How to Use Armslist Safely
Whether you’re looking to buy or sell on Armslist, there are a few tips and tricks you can implement to ensure safe and successful use of the platform.
If the lessons learned from our own experience on Armslist are any indication, it’s all about the details.
If you’re trying to sell responsibly, be sure to include as many details about your firearms or other products as possible. That includes a few pictures, and a valuable description. Don’t just say what it is, detail exactly what you are selling, including information on the model, the manufacturer, included accessories, or anything else worth mentioning.
While you don’t necessarily need to be spending hours crafting the perfect listing, putting in a little more effort than usual will not only give you more credibility, but it will also do wonders when it comes to attracting more potential buyers!
The most effective tactic to protect against scams
One final tip for identifying scams.

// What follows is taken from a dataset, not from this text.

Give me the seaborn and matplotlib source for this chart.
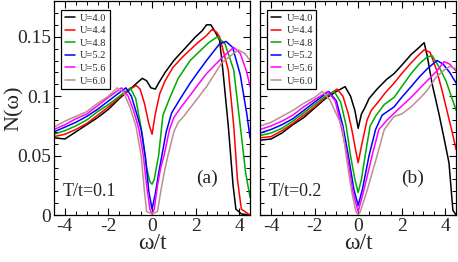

Remember how the Seller absolutely refused to use GunTab as a payment method? Scammers can't use GunTab, because GunTab makes transactions totally safe for both sides. Simply asking to use GunTab is a great way to reveal a scam.
If you have any other tips for identifying online firearm scams, or good stories about scams you've encountered, please share them in the comments below!
P.S. Please keep in mind that neither Smith's Grove Gun and Pawn nor Arms-Fair did anything wrong. They were just unlucky – the scammer picked them from the ATF's publicly-accessible FFL information. They are both legitimate FFLs and we encourage you to do business with them.
P.P.S. Watch out for Cynthia King of 510 Glen Arbor Circle in Cordoba, TN. That's who the scammer asked the Buyer to send the money order to. She apparently operates under quite a list of aliases.